Traveling artist walks America

His trek began in 1992 from Northern California.

Since then, when his sign painting business grinded to a near halt, Marc Charlebois, 55, has hoofed it more than 22,000 miles and crossed 21 states.

There appears to be no end to the journey for this walking man.

Monday, the artistic wanderer wound his way through Woodward on U.S. Highway 412 on his way north to Nebraska.

“This all started with dead fish, computers and a bad back,” said the artist as he rubbed a thoughtful thumb across the canvas cover of a tiny wagon that carried all his possessions.

Despite his bad back, the result of a childhood injury, it has taken Charlebois roughly 25 days to cross Oklahoma as he made his way from the southeastern most corner of the state near Idabel, north to Guthrie and west to Woodward.

But it is not a destination, this journey of his. It is more a change in career, Charlebois said.

“Well, when sign making computers came about, they replaced my sign painting business, a business that while it was not a luxury living, was able to keep me going at the time,” he said.

Add to that, Charlebois said, the advent of electronic fish-finders that caused commercial fishermen to be too successful - wiping out whole sections of certain fish and later caused a governmental ban on fishing in the area - and you had the temporary end of a way of life for the sign painter who painted on fishing vessels for his living.

So Charlebois began a “walkabout” in order to offer his sign painting service to a more diverse market with the least amount of overhead costs.

Indeed, everything the artist needs for his life and his career are contained in the miniature covered wagon, easily accessible but tightly packed.

He said his journey has allowed him to meet thousands of people, some of the best people he has ever known and some of the very worst he has known.
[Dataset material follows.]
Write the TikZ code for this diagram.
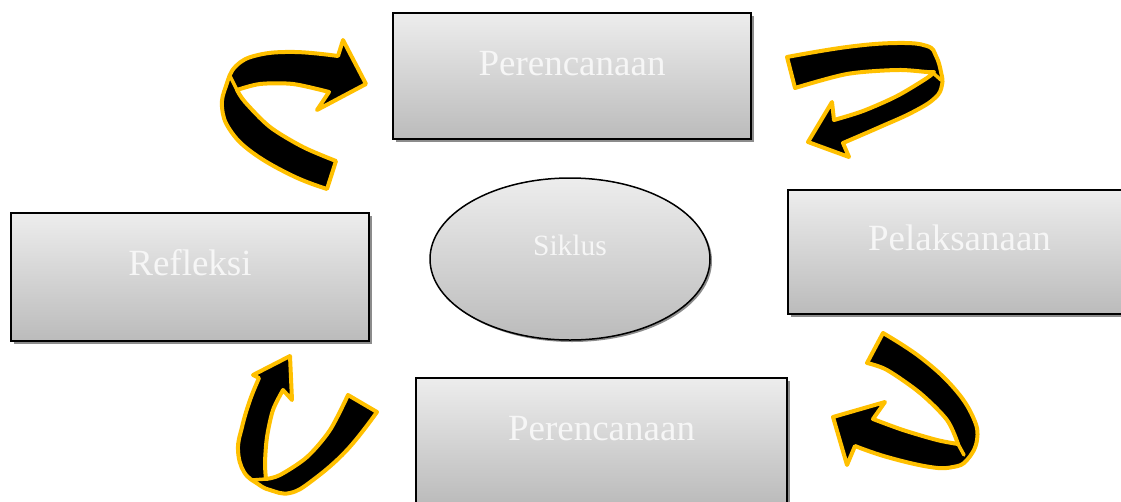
\documentclass[tikz,border=0pt]{standalone}
\usepackage{fontspec}
\setmainfont{Liberation Serif}
\usetikzlibrary{shadows,shapes.geometric}
\definecolor{ribbonedge}{HTML}{FFC000}
\definecolor{boxtop}{HTML}{EDEDED}
\definecolor{boxbottom}{HTML}{BBBBBB}
\definecolor{labeltext}{HTML}{F6F6F6}
\definecolor{shadowgray}{HTML}{8C8C8C}
\begin{document}
\begin{tikzpicture}[x=1pt,y=-1pt,
  stagebox/.style={draw=black, line width=1.5pt, rectangle, inner sep=0pt, outer sep=0pt,
    top color=boxtop, bottom color=boxbottom,
    drop shadow={shadow xshift=3pt, shadow yshift=-3pt, fill=shadowgray, opacity=1}},
  stagelabel/.style={text=labeltext, font=\fontsize{37}{40}\selectfont, inner sep=0pt, anchor=base},
  hub/.style={ellipse, draw=black, line width=1.5pt, inner sep=0pt,
    top color=boxtop, bottom color=boxbottom,
    drop shadow={shadow xshift=2pt, shadow yshift=-2pt, fill=shadowgray, opacity=1}},
  hublabel/.style={text=labeltext, font=\fontsize{29.5}{32}\selectfont, inner sep=0pt, anchor=base},
  ribbon/.style={fill=black, draw=ribbonedge, line width=4pt, line join=round},
  ribbonfold/.style={draw=ribbonedge, line width=3.5pt, line cap=round}]

\useasboundingbox (0,0) rectangle (1121,501);
\clip (0,0) rectangle (1121,501);

% stage boxes
\node[stagebox, anchor=north west, minimum width=358pt, minimum height=126pt] (plantop) at (393,13) {};
\node[stagebox, anchor=north west, minimum width=358pt, minimum height=128pt] (reflect) at (11,213) {};
\node[stagebox, anchor=north west, minimum width=343pt, minimum height=124pt] (act) at (788,190) {};
\node[stagebox, anchor=north west, minimum width=371pt, minimum height=126pt] (planbot) at (416,378) {};

\node[stagelabel] (plantoptext) at ([yshift=-62pt]plantop.north) {Perencanaan};
\node[stagelabel] (reflecttext) at ([yshift=-62pt]reflect.north) {Refleksi};
\node[stagelabel] (acttext) at ([yshift=-60pt]act.north) {Pelaksanaan};
\node[stagelabel] (planbottext) at ([yshift=-62pt]planbot.north) {Perencanaan};

% central ellipse
\node[hub, minimum width=280pt, minimum height=162pt] (siklus) at (570,259) {};
\node[hublabel] (sikluslabel) at (570,255) {Siklus};

% ribbon arrow, top left
\path[ribbon] (327,189) -- plot[smooth, tension=0.7] coordinates {(327,189) (293,176) (253,153) (230,130) (222,107) (226,86) (236,66) (258,55) (295,52) (338,56)}
  -- (343,40) -- (366,84) -- (317,110) -- (329,92)
  -- plot[smooth] coordinates {(329,92) (293,84) (260,84) (237,90)}
  -- plot[smooth] coordinates {(237,90) (245,102) (270,127) (303,147) (336,161)} -- cycle;
\draw[ribbonfold] (237,90) -- (230,76);

% ribbon arrow, top right
\path[ribbon] (787,57) -- plot[smooth, tension=0.7] coordinates {(787,57) (847,47) (897,43) (927,46) (936,56) (941,72) (942,85) (935,98) (913,112) (880,127) (843,143)}
  -- (849,157) -- (808,142) -- (832,102) -- (834,120)
  -- plot[smooth] coordinates {(834,120) (863,111) (897,96) (927,78) (934,72)}
  -- plot[smooth] coordinates {(934,72) (927,72) (897,70) (847,74) (795,88)} -- cycle;
\draw[ribbonfold] (932,72) -- (941,80);

% ribbon arrow, bottom right
\path[ribbon] (883,333) -- plot[smooth, tension=0.7] coordinates {(883,333) (920,357) (953,387) (973,417) (977,440) (967,460) (953,467) (930,467) (887,457) (855,446)}
  -- (847,465) -- (833,417) -- (885,402) -- (873,419)
  -- plot[smooth] coordinates {(873,419) (903,430) (937,440) (958,444)}
  -- plot[smooth] coordinates {(958,444) (947,420) (920,393) (887,370) (867,363)} -- cycle;
\draw[ribbonfold] (958,444) -- (964,455);

% ribbon arrow, bottom left
\path[ribbon] (377,412) -- plot[smooth, tension=0.7] coordinates {(377,412) (347,450) (313,480) (290,493) (270,490) (258,484) (244,472) (238,450) (242,427) (250,400) (259,378)}
  -- (253,375) -- (290,356) -- (292,400) -- (283,390)
  -- plot[smooth] coordinates {(283,390) (273,410) (267,437) (265,463) (266,479)}
  -- plot[smooth] coordinates {(266,479) (280,475) (307,457) (330,430) (348,395)} -- cycle;
\draw[ribbonfold] (266,479) -- (252,480);

\end{tikzpicture}
\end{document}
He has been halted by illness at times and at other times, he has agreed to stop to accept a commission to create large paintings for businesses who see his talent. He has spent nights in snow covered, treeless plains and mornings slogging through the flooded streets of a Louisiana city after a gully-washer.
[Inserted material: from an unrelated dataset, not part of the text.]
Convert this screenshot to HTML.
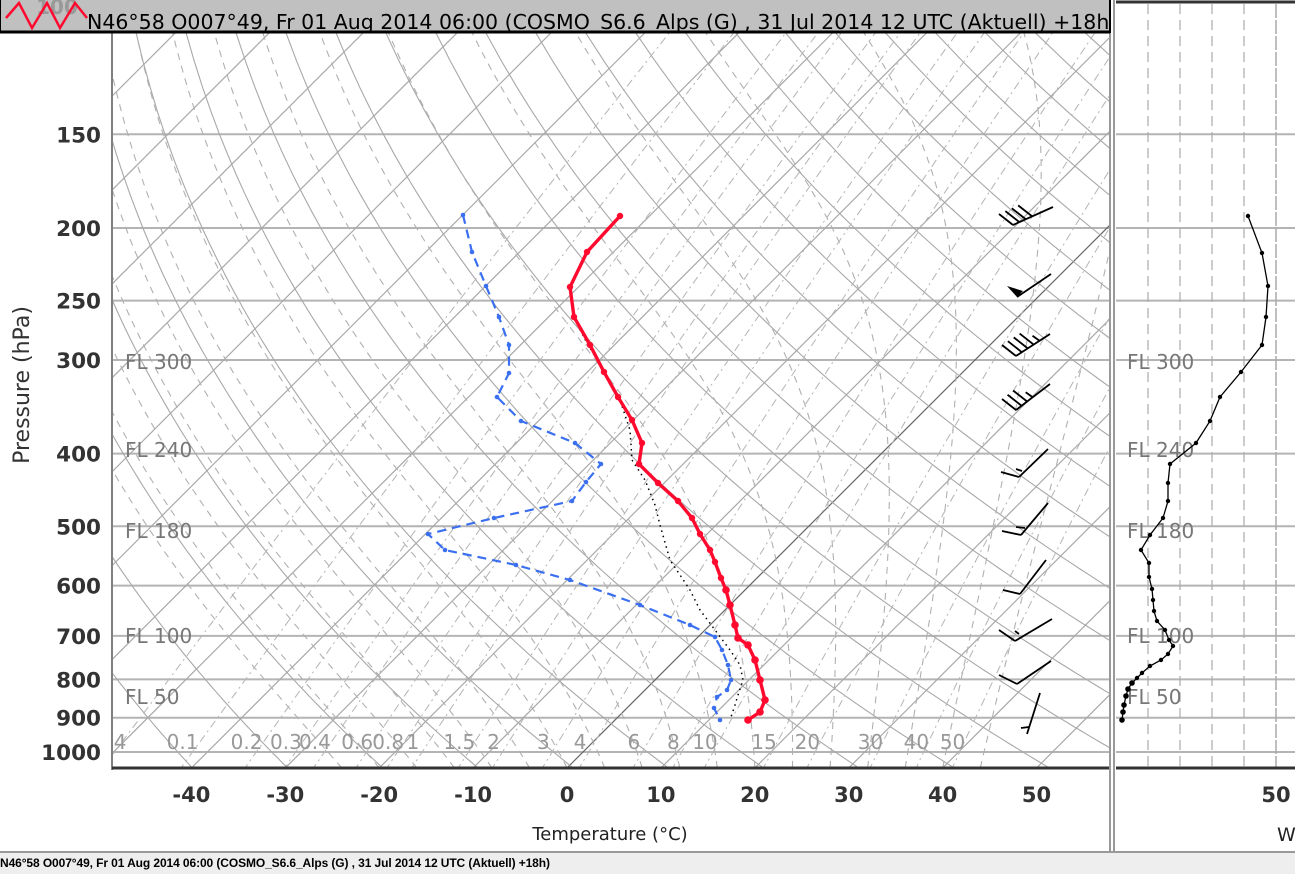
<!DOCTYPE html>
<html><head><meta charset="utf-8"><style>
body{margin:0;width:1295px;height:874px;overflow:hidden;background:#fff;font-family:"DejaVu Sans","Liberation Sans",sans-serif}
svg{position:absolute;left:0;top:0}
</style></head><body>
<svg id="s" width="1295" height="874" xmlns="http://www.w3.org/2000/svg" font-family="DejaVu Sans, Liberation Sans, sans-serif">
<defs><clipPath id="c"><rect x="113" y="33" width="997" height="735"/></clipPath>
<clipPath id="c2"><rect x="1116" y="4" width="179" height="764"/></clipPath>
<clipPath id="ct"><rect x="0" y="0" width="1109" height="33"/></clipPath></defs>
<g id="grid" clip-path="url(#c)"></g>
<g id="grid2" clip-path="url(#c2)"></g>
<g id="fg"></g>
</svg>
<script>
const NS="http://www.w3.org/2000/svg";
function el(p,t,a,txt){const e=document.createElementNS(NS,t);for(const k in a)e.setAttribute(k,a[k]);if(txt!==undefined)e.textContent=txt;p.appendChild(e);return e;}
const g=document.getElementById('grid'),g2=document.getElementById('grid2'),fg=document.getElementById('fg');
const Y=p=>752-325.6*Math.log(1000/p);
const X=(T,y)=>567+9.39*T+(768-y);
const levels=[100,150,200,250,300,400,500,600,700,800,900,1000];
levels.forEach(p=>{el(g,'line',{x1:113,x2:1110,y1:Y(p),y2:Y(p),stroke:'#b4b4b4','stroke-width':2});
 el(g2,'line',{x1:1116,x2:1295,y1:Y(p),y2:Y(p),stroke:'#b4b4b4','stroke-width':2});});
function poly(par,pts,attrs){attrs.points=pts.map(q=>q[0].toFixed(1)+','+q[1].toFixed(1)).join(' ');attrs.fill='none';return el(par,'polyline',attrs);}
for(let T=-150;T<=60;T+=10){const y1=790,y2=0;el(g,'line',{x1:X(T,y1),y1:y1,x2:X(T,y2),y2:y2,stroke:T==0?'#666':'#a8a8a8','stroke-width':1.2});}
for(let th=230;th<=560;th+=10){const pts=[];for(let p=1060;p>=90;p-=10){const T=th*Math.pow(p/1000,0.2857)-273.15;const y=Y(p);pts.push([X(T,y),y]);}poly(g,pts,{stroke:'#a8a8a8','stroke-width':1.1});}
function es(T){return 6.112*Math.exp(17.67*T/(T+243.5));}
for(let T0=-24;T0<=44;T0+=4){let T=T0+273.15;const pts=[];for(let p=1050;p>=100;p-=5){const y=Y(p);pts.push([X(T-273.15,y),y]);const rs=0.622*es(T-273.15)/(p-es(T-273.15));const Lv=2.5e6,Rd=287,cp=1004;const dTdp=(Rd*T+Lv*rs)/(p*(cp+Lv*Lv*rs*0.622/(Rd*T*T)));T-=dTdp*5;}
poly(g,pts,{stroke:'#b0b0b0','stroke-width':1.1,'stroke-dasharray':'7,6'});}
const ws=[0.04,0.1,0.2,0.3,0.4,0.6,0.8,1,1.5,2,3,4,6,8,10,15,20,30,40,50];
ws.forEach(w=>{const pts=[];for(let p=1060;p>=100;p-=20){const e=w*p/(622+w);const l=Math.log(e/6.112);const T=243.5*l/(17.67-l);const y=Y(p);pts.push([X(T,y),y]);}
poly(g,pts,{stroke:'#b4b4b4','stroke-width':1,'stroke-dasharray':'8,4,2,4'});
const p=1034,e=w*p/(622+w),l=Math.log(e/6.112),T=243.5*l/(17.67-l);
el(g,'text',{x:X(T,741)-24,y:749,'text-anchor':'middle','font-size':20,fill:'#999'},String(w));});
[1148,1180,1212,1244].forEach(x=>el(g2,'line',{x1:x,x2:x,y1:4,y2:768,stroke:'#aaa','stroke-width':1.2,'stroke-dasharray':'10,6'}));
el(g2,'line',{x1:1276,x2:1276,y1:4,y2:768,stroke:'#aaa','stroke-width':1.5,'stroke-dasharray':'14,2'});
[['FL 300',369],['FL 240',457],['FL 180',538],['FL 100',643],['FL 50',704]].forEach(a=>{
 el(fg,'text',{x:125,y:a[1],'font-size':20,fill:'#777'},a[0]);el(fg,'text',{x:1127,y:a[1],'font-size':20,fill:'#777'},a[0]);});
const red=[[620,216],[587,252],[570,287],[574,317],[590,345],[604,372],[618,397],[632,420],[642,443],[639,464],[658,483],[678,501],[692,518],[700,534],[710,550],[715,562],[721,578],[726,590],[730,605],[735,625],[738,638],[748,645],[755,660],[760,680],[765,700],[760,712],[748,720]];
const blue=[[463,215],[472,252],[486,286],[499,317],[509,345],[509,373],[497,397],[521,421],[575,443],[601,464],[586,482],[572,501],[494,518],[428,534],[445,550],[516,565],[570,580],[640,605],[690,625],[715,637],[722,650],[728,665],[731,680],[727,690],[717,697],[714,708],[720,720]];
const par=[[570,287],[575,320],[588,345],[605,372],[620,400],[630,430],[632,460],[645,480],[655,505],[660,525],[670,560],[690,590],[700,610],[715,630],[730,650],[740,665],[743,680],[738,695],[735,705],[730,720]];
poly(fg,par,{stroke:'#000','stroke-width':1.5,'stroke-dasharray':'1.5,4'});
poly(fg,blue,{stroke:'#3a6ff0','stroke-width':2.2,'stroke-dasharray':'9,6'});
blue.forEach(q=>el(fg,'circle',{cx:q[0],cy:q[1],r:2.3,fill:'#3a6ff0'}));
poly(fg,red,{stroke:'#ff0a2e','stroke-width':3.4});
red.forEach((q,i)=>el(fg,'circle',{cx:q[0],cy:q[1],r:i>16?3.8:3.2,fill:'#ff0a2e'}));
const wp=[[1248,216],[1262,253],[1268,286],[1266,317],[1262,345],[1241,372],[1220,397],[1210,421],[1196,443],[1170,464],[1168,483],[1168,501],[1163,518],[1150,535],[1141,550],[1149,563],[1149,577],[1152,589],[1153,600],[1154,611],[1157,621],[1165,630],[1169,640],[1173,646],[1168,654],[1161,660],[1150,666],[1142,673],[1137,678],[1132,683],[1128,689],[1126,696],[1124,705],[1123,712],[1122,720]];
poly(fg,wp,{stroke:'#000','stroke-width':1.3});
wp.forEach((q,i)=>el(fg,'circle',{cx:q[0],cy:q[1],r:i>28?2.8:2.2,fill:'#000'}));
const L=(a,b,c,d,w)=>el(fg,'line',{x1:a,y1:b,x2:c,y2:d,stroke:'#000','stroke-width':w||1.8});
function barb(bx,by,tx,ty,n,half){L(bx,by,tx,ty);const dx=(tx-bx),dy=(ty-by),len=Math.hypot(dx,dy),ux=dx/len,uy=dy/len;
 for(let i=0;i<n;i++){const sx=bx+ux*7*i,sy=by+uy*7*i;L(sx,sy,sx-14,sy-11);}
 if(half){const sx=bx+ux*7*n,sy=by+uy*7*n;L(sx,sy,sx-7,sy-5);}}
barb(1013,225,1053,207,4,0);
L(1017,297,1051,274);el(fg,'polygon',{points:'1007,286 1017,297 1023,291',fill:'#000'});
barb(1016,356,1050,334,4,1);
barb(1016,410,1050,384,3,1);
L(1019,477,1048,449);L(1019,477,1001,472);L(1022,471,1016,469);
L(1021,535,1048,503);L(1021,535,1002,531);L(1025,528,1016,527);
L(1020,594,1046,560);L(1020,594,1003,590);
L(1015,641,1052,619);L(1015,641,999,630);L(1019,634,1015,631);
L(1017,684,1051,661);L(1017,684,999,675);
L(1027,734,1040,693);L(1029,727,1021,728);
L(112,33,112,770,'#333');el(fg,'line',{x1:112,y1:768,x2:1110,y2:768,stroke:'#333','stroke-width':3});
el(fg,'line',{x1:1116,y1:768,x2:1295,y2:768,stroke:'#333','stroke-width':3});
el(fg,'line',{x1:1110,y1:0,x2:1110,y2:852,stroke:'#999','stroke-width':2});
el(fg,'line',{x1:1114,y1:0,x2:1114,y2:852,stroke:'#999','stroke-width':2});
el(fg,'line',{x1:1116,y1:2,x2:1295,y2:2,stroke:'#333','stroke-width':3});
levels.slice(1).forEach(p=>el(fg,'text',{x:101,y:Y(p)+8,'text-anchor':'end','font-size':21.5,'font-weight':'bold',fill:'#333'},String(p)));
[-40,-30,-20,-10,0,10,20,30,40,50].forEach(t=>el(fg,'text',{x:567+9.39*t,y:802,'text-anchor':'middle','font-size':21,'font-weight':'bold',fill:'#333'},String(t)));
el(fg,'text',{x:1276,y:802,'text-anchor':'middle','font-size':21,'font-weight':'bold',fill:'#333'},'50');
el(fg,'text',{x:1277,y:841,'font-size':19,fill:'#222'},'W');
el(fg,'text',{x:610,y:840,'text-anchor':'middle','font-size':18,fill:'#222'},'Temperature (°C)');
el(fg,'text',{x:29,y:385,'text-anchor':'middle','font-size':22,fill:'#333',transform:'rotate(-90 29 385)'},'Pressure (hPa)');
const tb=el(fg,'g',{'clip-path':'url(#ct)'});
el(tb,'rect',{x:0,y:0,width:1110,height:32,fill:'#c0c0c0'});
el(tb,'text',{x:57,y:14,'text-anchor':'middle','font-size':20,'font-weight':'bold',fill:'#999'},'100');
poly(tb,[[6,18],[19,3],[32,28],[47,3],[60,28],[75,3],[87,18]],{stroke:'#ff0a2e','stroke-width':2.5});
el(tb,'text',{x:87,y:29,'font-size':20.5,fill:'#000'},'N46°58 O007°49, Fr 01 Aug 2014 06:00 (COSMO_S6.6_Alps (G) , 31 Jul 2014 12 UTC (Aktuell) +18h)');
el(fg,'line',{x1:0,y1:32,x2:1110,y2:32,stroke:'#000','stroke-width':3});
el(fg,'line',{x1:0,y1:0,x2:0,y2:33,stroke:'#000','stroke-width':2});
el(fg,'line',{x1:1110,y1:0,x2:1110,y2:33,stroke:'#000','stroke-width':2});
el(fg,'rect',{x:0,y:852,width:1295,height:22,fill:'#eeeeee'});
el(fg,'line',{x1:0,y1:852,x2:1295,y2:852,stroke:'#999','stroke-width':2});
el(fg,'text',{x:0,y:867,'font-size':12,'font-weight':'bold',fill:'#000','font-family':'Liberation Sans, sans-serif',textLength:550},'N46°58 O007°49, Fr 01 Aug 2014 06:00 (COSMO_S6.6_Alps (G) , 31 Jul 2014 12 UTC (Aktuell) +18h)');
</script>
</body></html>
He has met others still, who envy his freedom and toss him money, a gesture that he believes allows them to at least be a part of a journey they will never make. Finally, he is able to see things he knows he never would have, had he let his body grow fat and lazy and allow himself to succumb to a childhood back injury.
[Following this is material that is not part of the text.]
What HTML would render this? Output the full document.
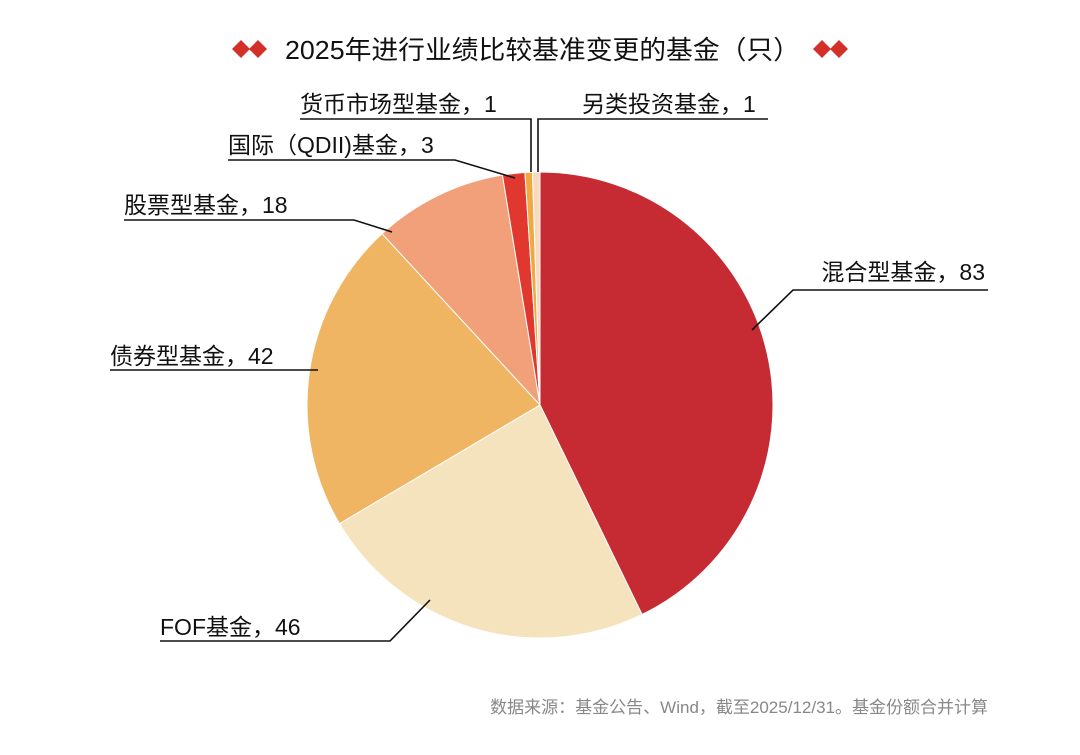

Monday, Charlebois deftly reached into one of many tiny cubbies in the vessel and thumbed through older versions of artworks he had completed - oils that called out in colors that at the same time were muted and loud, expressive and warm. He pulled them out, enjoying again the way he allowed light to do his work for him. He will sell them if someone finds one they especially like, he said.

But all in all, Charlebois avoids spending time talking to passers-by, preferring the company of himself or a mongrel that takes up his journey like the ones that shyly followed behind him Monday.

Two skinny pups, curious about the pedestrian who hauled his load on a small wagon behind, trotted a good distance behind until he reached the edge of a Woodward and then even the two young pups stopped with cocked heads and ears perked until they could no longer see the walking man.